Humour also can be particularly troublesome – what might have audiences in one country rolling in the aisles can fall painfully flat elsewhere.
More often than not – and again with the general exception of American-made films – these cultural characteristics limit the international reach of movies.
Foreign audiences are not sure what they will get before they watch the movie, while lead actors and directors will be seen as unknowns – irrespective of their celebrity back home.
Hence, there is a lot of uncertainty whether the foreign film is worth watching.
In the movie business, being foreign can be a liability.
Given this cultural disconnect, foreign films are frequently pitched in the “art house” category, limiting their distribution even though they may be mainstream films in their domestic markets.
How then can films minimise this “foreignness” liability and what characteristics should be emphasised to sell them to overseas audiences?
In our research we looked at some 1,669 films produced and traded in 19 European countries. We found several factors affecting a film’s exportability.
Not surprisingly, winning major awards such as an Oscar or featuring acclaimed directors and actors increased the likelihood of export.
Films with a larger distributor market share were also more likely to be exported, while films that were independently distributed were less likely to be.
The genre of the film also affected export likelihood. Action films were more likely to be exported than comedy, documentary or drama.
A film-producing country with a history of importing films from other markets was also more likely to export its own films. Countries that co-produce a film or share the same language are also more likely to export films to each other.
Importantly, we found that prospective movie-goers use two market signals to help them guess whether they will like a foreign film: commercial success in the home country and artistic accolades.
If a film received commercial success domestically, it signals well to audiences as does one that is artistically acclaimed – for example by having been selected to open at the Cannes Film Festival. Hence, such movies are more likely to be exported.
However, we found that such export likelihood is not similar across the board. Although the general trend is that the larger the domestic box office is, the higher the export probability, a critical variable is whether the foreign audience is culturally similar to that in the producing country.

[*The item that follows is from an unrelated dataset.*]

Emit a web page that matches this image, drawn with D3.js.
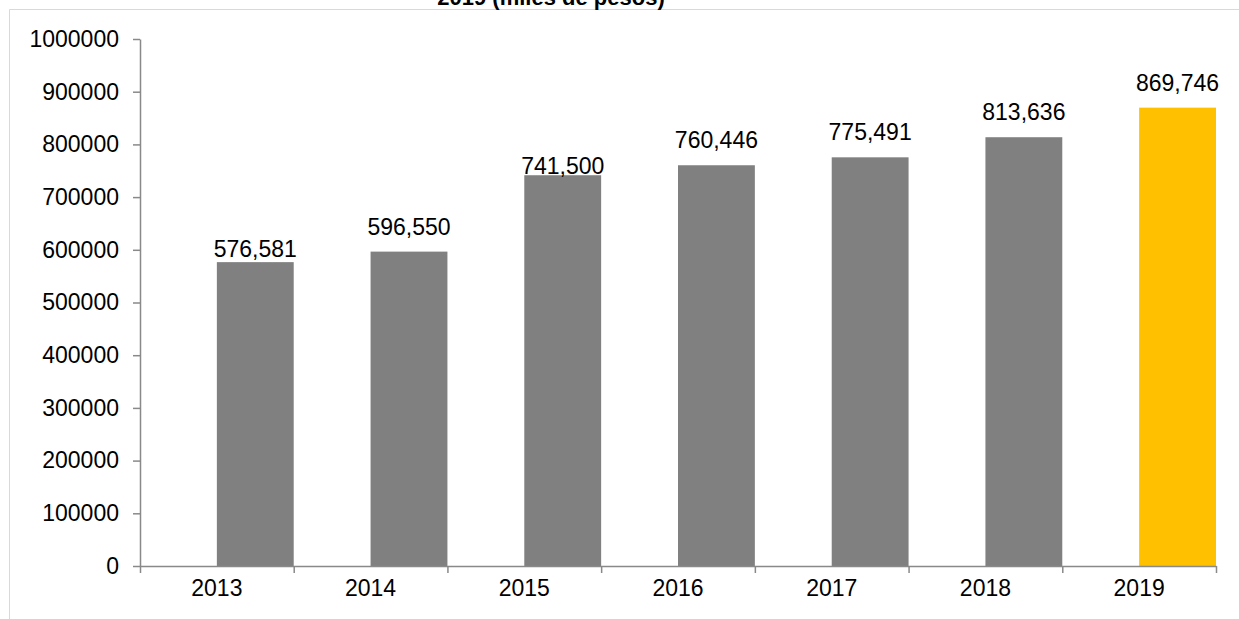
<!DOCTYPE html>
<html>
<head>
<meta charset="utf-8">
<script src="https://cdn.jsdelivr.net/npm/d3@7"></script>
<style>
  html, body { margin: 0; padding: 0; background: #fff; }
  svg { display: block; font-family: "Liberation Sans", Arial, sans-serif; }
</style>
</head>
<body>
<script>
// ---- data ----
const years = ["2013", "2014", "2015", "2016", "2017", "2018", "2019"];
const values = [576581, 596550, 741500, 760446, 775491, 813636, 869746];
const valueLabels = ["576,581", "596,550", "741,500", "760,446", "775,491", "813,636", "869,746"];
const yTicks = [0, 100000, 200000, 300000, 400000, 500000, 600000, 700000, 800000, 900000, 1000000];
const titleLine = "2019 (miles de pesos)";

// ---- layout / style ----
const W = 1239, H = 619;
const plotLeft = 140, plotRight = 1216, plotTop = 39, plotBottom = 566;
const labelLift = [5, 17, 1, 17, 17, 17, 17]; // px above bar top (manual label placement in original)
const barColor = (d, i) => i === years.length - 1 ? "#FFC000" : "#808080";
const axisColor = "#898989";
const fontSize = 23;

const svg = d3.select("body").append("svg").attr("width", W).attr("height", H);

// chart border (partially visible)
svg.append("line").attr("x1", 9.5).attr("x2", W).attr("y1", 9.5).attr("y2", 9.5)
  .attr("stroke", "#d9d9d9").attr("stroke-width", 1);
svg.append("line").attr("x1", 9.5).attr("x2", 9.5).attr("y1", 9.5).attr("y2", H)
  .attr("stroke", "#d9d9d9").attr("stroke-width", 1);

// title (clipped at top)
svg.append("text").attr("x", 551).attr("y", 5).attr("text-anchor", "middle")
  .attr("font-weight", "bold").attr("font-size", 22).attr("fill", "#000").text(titleLine);

const x = d3.scaleBand().domain(years).range([plotLeft, plotRight]).padding(0);
const xb = d3.scaleLinear().domain([0, years.length]).range([plotLeft, plotRight]);
const y = d3.scaleLinear().domain([0, 1000000]).range([plotBottom, plotTop]);

// bars (occupy right half of each category band)
svg.append("g").selectAll("rect").data(values).join("rect")
  .attr("x", (d, i) => x(years[i]) + x.bandwidth() / 2)
  .attr("width", x.bandwidth() / 2)
  .attr("y", d => y(d))
  .attr("height", d => y(0) - y(d))
  .attr("fill", barColor);

// y axis
const yAxis = svg.append("g").attr("transform", `translate(${plotLeft},0)`)
  .call(d3.axisLeft(y).tickValues(yTicks).tickFormat(d3.format("d")).tickSize(7).tickSizeOuter(0).tickPadding(14));
yAxis.select(".domain").attr("stroke", axisColor).attr("stroke-width", 1.5);
yAxis.selectAll(".tick line").attr("stroke", axisColor).attr("stroke-width", 1.5);
yAxis.selectAll(".tick text").attr("font-size", fontSize).attr("fill", "#000")
  .attr("font-family", "'Liberation Sans', Arial, sans-serif");

// x axis: tick marks at band boundaries
const xAxis = svg.append("g").attr("transform", `translate(0,${plotBottom})`)
  .call(d3.axisBottom(xb).tickValues(d3.range(years.length + 1)).tickFormat("").tickSize(7).tickSizeOuter(0));
xAxis.select(".domain").attr("stroke", axisColor).attr("stroke-width", 1.5);
xAxis.selectAll(".tick line").attr("stroke", axisColor).attr("stroke-width", 1.5);

// x category labels at band centres
const xLab = svg.append("g").attr("transform", `translate(0,${plotBottom})`)
  .call(d3.axisBottom(x).tickSize(0).tickPadding(0));
xLab.select(".domain").remove();
xLab.selectAll(".tick text").attr("font-size", fontSize).attr("fill", "#000")
  .attr("font-family", "'Liberation Sans', Arial, sans-serif")
  .attr("dy", null).attr("y", 30);

// value labels
svg.append("g").selectAll("text").data(values).join("text")
  .attr("x", (d, i) => x(years[i]) + x.bandwidth() * 0.75)
  .attr("y", (d, i) => y(d) - labelLift[i])
  .attr("text-anchor", "middle")
  .attr("font-size", fontSize).attr("fill", "#000")
  .text((d, i) => valueLabels[i]);
</script>
</body>
</html>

The more successful the domestic box office sales, export likelihood will increase when the foreign audience is culturally similar rather than culturally distant.
The reverse holds for films with artistic acclaim. Although the more artistically acclaimed a film is the more likely it is to be exported, this is particularly evident when the foreign audience is culturally distant rather than similar to that in the producing country.
This is because domestic box office success is used as a reliable screening mechanism for culturally similar countries. Hongkongers would consider a box office hit from China as something interesting to watch but not a box office hit from Norway.
But artistic acclaim is a more universally reliable signal. Hongkongers might be drawn to a Norwegian film that won the Best Film Award at Cannes because it signals that the film offers qualities to audiences above and beyond its own domestic market.
People also interpret film promotion messages differently from different types of distributors.
If a major studio – one usually associated with blockbuster mainstream films – distributes a foreign film, then the movie does not benefit at all from touting its film festival accolades.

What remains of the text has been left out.